Thursday, May 22, 2014

23 Mobile Things: Thing 15

Infographics

I was kind of stuck on this one. I have an Android phone. Three of the four listed apps work with Apple products or tablets only. The fourth, Infographics Hub, isn't compatible with my device!

So I just ended up going to the website and looking around. It can be kind of fun, but it shares the pitfall of all things Internet: Anyone can post to it. And "anyone" isn't always right - either through ignorance or to push a particular point of view. And "anyone" is sometimes clueless about sentence structure and/or grammar.

A prime example:

Hoaxes that fooled the world

Internet is probably the biggest venue when it comes to staging a hoax. The fact is hoaxes have been around before even the dawn of cyberspace, before the Internet when elaborate scams and deceptions were not known. But we still fall for them at one time or another. Despite it lacks the one thing called the truth, they still manage to be the biggest trolls in human history. The following infographic breaks down some of history’s best known hoaxes.
 
I don't know about anyone else, but I'm immediately skeptical of anything this poorly written.

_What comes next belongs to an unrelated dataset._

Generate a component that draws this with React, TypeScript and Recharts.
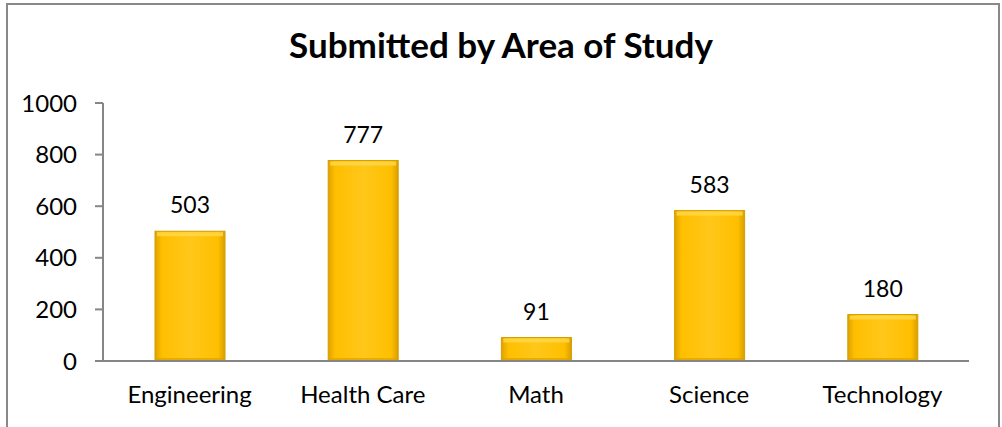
import { Bar, BarChart, LabelList, XAxis, YAxis } from "recharts";

const AREAS = ["Engineering", "Health Care", "Math", "Science", "Technology"];
const SUBMITTED = [503, 777, 91, 583, 180];
const Y_TICKS = [0, 200, 400, 600, 800, 1000];
const BOUNDARY_TICKS = [0, 1, 2, 3, 4, 5];

const FONT = "Lato, 'Open Sans', sans-serif";
const AXIS_COLOR = "#868686";
const TICK_TEXT = { fontSize: 24, fill: "#000", fontFamily: FONT };

const data = AREAS.map((name, i) => ({ name, value: SUBMITTED[i] }));

// gold bar with a bit of bevel: darker sides, lighter top strip
function GoldBar(props: any) {
  const { x, y, width, height } = props;
  if (!height || height <= 0) return null;
  return (
    <g>
      <rect x={x} y={y} width={width} height={height} fill="url(#goldSide)" stroke="#D39E00" strokeWidth={1} />
      <rect x={x + 2} y={y + 1} width={width - 4} height={Math.min(4, height - 2)} fill="#FFD84A" opacity={0.8} />
      <rect x={x + 1} y={y + height - 3} width={width - 2} height={2} fill="#DDA300" opacity={0.7} />
    </g>
  );
}

export default function App() {
  return (
    <div style={{ position: "relative", width: 1002, height: 427, overflow: "hidden", background: "#fff" }}>
      <style>{"body { margin: 0; }"}</style>
      <div style={{ position: "absolute", left: 0, top: 0 }}>
        <BarChart width={1002} height={427} data={data} margin={{ top: 103, right: 33, bottom: 25, left: 43 }}>
          <defs>
            <linearGradient id="goldSide" x1="0" y1="0" x2="1" y2="0">
              <stop offset="0%" stopColor="#E0A200" />
              <stop offset="10%" stopColor="#FFBF00" />
              <stop offset="50%" stopColor="#FFC71A" />
              <stop offset="90%" stopColor="#FFBF00" />
              <stop offset="100%" stopColor="#DA9E00" />
            </linearGradient>
          </defs>
          <XAxis
            xAxisId="b"
            dataKey="name"
            height={40}
            interval={0}
            axisLine={false}
            tickLine={false}
            tickSize={0}
            tickMargin={24}
            tick={TICK_TEXT}
          />
          {/* thin numeric axis: draws the axis line and the tick marks between categories */}
          <XAxis
            xAxisId="a"
            type="number"
            domain={[0, 5]}
            ticks={BOUNDARY_TICKS}
            interval={0}
            height={1}
            axisLine={{ stroke: AXIS_COLOR, strokeWidth: 2 }}
            tick={false}
            tickLine={{ stroke: AXIS_COLOR, strokeWidth: 2 }}
            tickSize={8}
          />
          <YAxis
            width={60}
            domain={[0, 1000]}
            ticks={Y_TICKS}
            interval={0}
            axisLine={{ stroke: AXIS_COLOR, strokeWidth: 2 }}
            tickLine={{ stroke: AXIS_COLOR, strokeWidth: 2 }}
            tickSize={8}
            tickMargin={18}
            tick={TICK_TEXT}
          />
          <Bar xAxisId="b" dataKey="value" barSize={70} shape={<GoldBar />} isAnimationActive={false}>
            <LabelList dataKey="value" position="top" offset={18} style={{ fontSize: 23, fill: "#000", fontFamily: FONT }} />
          </Bar>
        </BarChart>
      </div>
      <div
        style={{
          position: "absolute",
          left: 0,
          top: 23,
          width: 1002,
          textAlign: "center",
          fontFamily: FONT,
          fontWeight: 700,
          fontSize: 35,
          lineHeight: 1.2,
          color: "#000",
        }}
      >
        Submitted by Area of Study
      </div>
      <div
        style={{
          position: "absolute",
          left: 6,
          top: 3,
          width: 990,
          height: 440,
          border: "2px solid #898989",
          pointerEvents: "none",
        }}
      />
    </div>
  );
}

Maybe that's not fair, but that's the way it is. I'm not quite sure what's meant by "the biggest trolls in human history." This one, though, at least listed sources! I saw a few for wedding to-do lists, and they seemed to be created by businesses connected with weddings.  That's fine - that's a way to get customers. But I wonder how many viewers of the infographic look to see just who created it, and how that might slant the information presented. 
 
Using this app regularly would mean having your b.s. radar going at full capacity, and making sure you checked facts somewhere else if it were something you might want to actually rely on.